Finding the Right Institutional Partner
Raising institutional money is like marriage. Find the right partner, and life can be fantastic. End up with the wrong partner, and there can be misery!!! The right partner helps you grow with more than just capital, and grows with you.
Most smart institutional investors are always looking for good companies and teams to invest in. They often have tight relationships with the leading incubators, early stage funds, and investment bankers to ensure good healthy deal flow. However, they have specific criteria around sectors, geography, stage, revenues, EBITDA, and check size. There is, of course, the question of the vintage of the fund, and how much dry powder they have for new investments versus capital for existing portfolio companies. One last thing, do they have a portfolio company that they deem competitive or in conflict.
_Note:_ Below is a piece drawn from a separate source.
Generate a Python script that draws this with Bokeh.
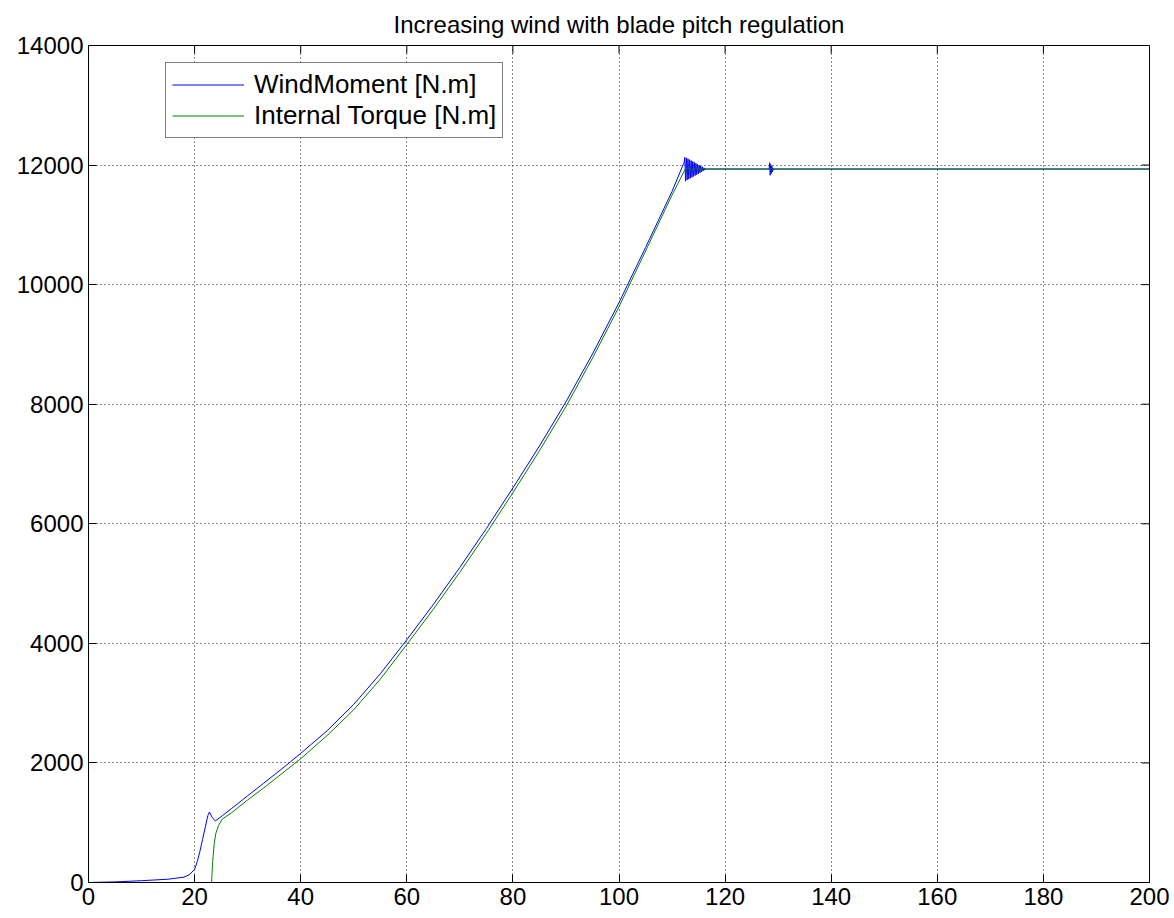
from bokeh.plotting import figure
from bokeh.models import Range1d, Legend, LegendItem, FixedTicker
from bokeh.embed import file_html
from bokeh.resources import INLINE

title_text = "Increasing wind with blade pitch regulation"
x_ticks = [0, 20, 40, 60, 80, 100, 120, 140, 160, 180, 200]
y_ticks = [0, 2000, 4000, 6000, 8000, 10000, 12000, 14000]

# WindMoment [N.m]
wind_t = [0, 5, 10, 15, 18, 19, 20, 20.5, 21, 21.5, 22, 22.5, 22.8, 23.3, 23.9, 25.2, 27, 30,
          33, 35, 37, 40, 45, 50, 55, 60, 65, 70, 75, 80, 85, 90, 95, 100, 105, 110, 112.3,
          112.4, 112.55, 112.7, 112.85, 113.0, 113.15, 113.3, 113.45, 113.6, 113.75,
          113.9, 114.05, 114.2, 114.35, 114.5, 114.65, 114.8, 114.95, 115.1, 115.25,
          115.4, 115.55, 115.7, 115.85, 116.0, 116.15, 116.3, 116.45, 116.6, 116.8,
          128.3, 128.4, 128.5, 128.6, 128.7, 128.8, 128.9, 129.0, 129.1, 129.2, 200]
wind_v = [0, 10, 30, 55, 90, 130, 220, 350, 520, 720, 920, 1120, 1180, 1090, 1030, 1115, 1240, 1450,
          1660, 1800, 1940, 2160, 2540, 2980, 3490, 4060, 4650, 5270, 5920, 6600, 7300, 8040, 8840, 9700, 10620, 11560, 12050,
          12130, 11730, 12120, 11750, 12105, 11765, 12090, 11780, 12075, 11795,
          12060, 11810, 12045, 11825, 12030, 11840, 12015, 11855, 12000, 11870,
          11985, 11885, 11970, 11900, 11955, 11915, 11945, 11925, 11938, 11934,
          11934, 12040, 11830, 12010, 11860, 11985, 11890, 11955, 11915, 11934, 11934]

# Internal Torque [N.m]
torque_t = [0, 23.2, 23.4, 23.7, 24.0, 24.5, 25.2, 27, 30, 33, 35, 37, 40, 45, 50, 55, 60, 65, 70,
            75, 80, 85, 90, 95, 100, 105, 110, 112.5, 117, 200]
torque_v = [0, 0, 350, 650, 820, 950, 1060, 1170, 1380, 1580, 1720, 1860, 2070, 2460, 2890, 3400, 3980, 4570, 5190,
            5840, 6520, 7220, 7960, 8770, 9630, 10560, 11500, 11934, 11934, 11934]

FONT = "Liberation Sans"
TICK_PX = 8

p = figure(width=1174, height=918, output_backend="svg", toolbar_location=None,
           x_range=Range1d(0, 200), y_range=Range1d(0, 14000),
           min_border_left=88, min_border_right=25, min_border_top=45, min_border_bottom=36)
p.title.text = title_text
p.title.align = "center"
p.title.text_font = FONT
p.title.text_font_size = "24px"
p.title.text_font_style = "normal"
p.title.text_color = "black"
p.title.standoff = 16
p.outline_line_color = "black"
p.outline_line_width = 1
p.background_fill_color = "white"
p.border_fill_color = "white"

for ax in (p.xaxis[0], p.yaxis[0]):
    ax.major_label_text_font = FONT
    ax.major_label_text_font_size = "24px"
    ax.major_label_text_color = "black"
    ax.major_tick_in = TICK_PX
    ax.major_tick_out = 0
    ax.minor_tick_in = 0
    ax.minor_tick_out = 0
    ax.axis_line_color = "black"
    ax.major_tick_line_color = "black"
    ax.major_label_standoff = 5
p.xaxis[0].ticker = FixedTicker(ticks=x_ticks)
p.yaxis[0].ticker = FixedTicker(ticks=y_ticks)

p.xgrid.ticker = FixedTicker(ticks=x_ticks)
p.ygrid.ticker = FixedTicker(ticks=y_ticks)
for g in (p.xgrid[0], p.ygrid[0]):
    g.grid_line_color = "black"
    g.grid_line_dash = "1 3"
    g.grid_line_width = 1
    g.grid_line_alpha = 0.9

# inward tick marks on the top and right edges (box style), derived from the tick lists
frame_w = 1174 - 88 - 25
frame_h = 918 - 45 - 36
x_lo, x_hi = x_ticks[0], x_ticks[-1]
y_lo, y_hi = y_ticks[0], y_ticks[-1]
dy = TICK_PX * (y_hi - y_lo) / frame_h
dx = TICK_PX * (x_hi - x_lo) / frame_w
p.segment(x0=x_ticks, y0=[y_hi] * len(x_ticks), x1=x_ticks, y1=[y_hi - dy] * len(x_ticks),
          line_color="black", line_width=1)
p.segment(x0=[x_hi] * len(y_ticks), y0=y_ticks, x1=[x_hi - dx] * len(y_ticks), y1=y_ticks,
          line_color="black", line_width=1)

r1 = p.line(wind_t, wind_v, line_color="#0000ff", line_width=1)
r2 = p.line(torque_t, torque_v, line_color="#008000", line_width=1)

legend = Legend(items=[LegendItem(label="WindMoment [N.m]", renderers=[r1]),
                       LegendItem(label="Internal Torque [N.m]", renderers=[r2])],
                location=(77, 744))
legend.label_text_font = FONT
legend.label_text_font_size = "26px"
legend.label_text_color = "black"
legend.border_line_color = "black"
legend.border_line_width = 1
legend.background_fill_color = "white"
legend.background_fill_alpha = 1
legend.glyph_width = 72
legend.glyph_height = 29
legend.label_height = 29
legend.label_standoff = 10
legend.spacing = 0
legend.padding = 6
legend.margin = 0
p.add_layout(legend, "center")

open("out.html", "w").write(file_html(p, INLINE))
The best institutional investors act as partners in that they bring in other investors, open doors for business development opportunities, help in recruiting, are objective in their advice as the company grows, act like coaches, and guide you through the inevitable difficult times. That’s what with the right partner, valuation is less important because in the long run, everyone will do better.
The other side of the coin is having a partner whose interests are not aligned with you, is not a value add investor, does not understand your business, and has completely different ideas about what the direction of the company should be. Just remember that horrible relationship you had difficulty getting out of …
So when you are raising growth capital, remember not all money is created equally. Talk to the CEOs of the existing portfolio companies. Talk to the bankers that have dealt with them in the past. Check the reputation. Look for the RIGHT partner.
Considering the fact that in most markets, growth is the biggest driver of enterprise value, focus on building a good team, a strong business model, a healthy company, and growth. So remember as Albert Einstein famously said, “Intellectual growth should commence at birth and cease only at death.”